Hundreds came together in Grand Rapids on Sunday, Aug. 13, after one person was killed and several more hurt at a white nationalist rally in Charlottesville, Virginia.

Chants of "Heather Heyer" could be heard throughout downtown Grand Rapids as hundreds took to the streets to stand in solidarity for those affected by the incident.

"To see that tragedy happen, that could have been myself it could have been any of my friends," Rally organizer Phil Snyder, said.

"It made me very sad that this is happening in the United States, it made me very sad," rally goer, Lupe Ramos-Montigny, said.

A sentiment echoed by Emily Berlinski, who celebrated her birthday on Sunday.

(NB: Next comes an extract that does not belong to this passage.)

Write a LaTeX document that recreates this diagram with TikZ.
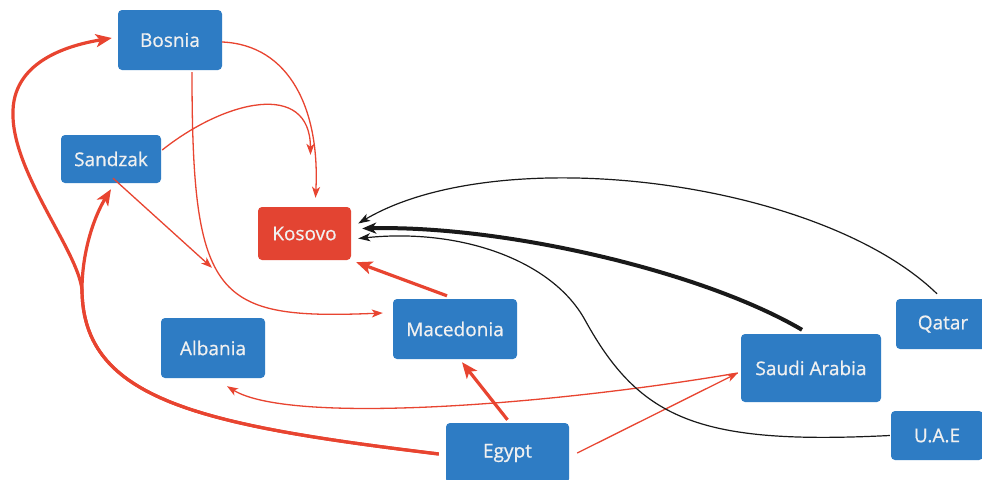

"There wasn't a question when I heard this event," she said. "I called my family and said lets get here because this is how we should be spending our time, this matters."

The group marched from Rosa Parks Circle to Ah-Nah-Awen park where a candlelight vigil was held.

"It's important that we show they're not representatives of most Americans. There is resistance to this, even though it may not always be visible,"Snyder added.

Those at the vigil heard from dozens sharing their thoughts on race issues and what they feel needs to change.

"It has to start from the top and when I mean the top I mean the President of the United States," rally goer Lupe Ramos-Montigny, said. "He has to start changing his dialogue."

A candlelight vigil was also held at Hackley Park in Muskegon on Sunday evening in honor of the Charlottesville victims.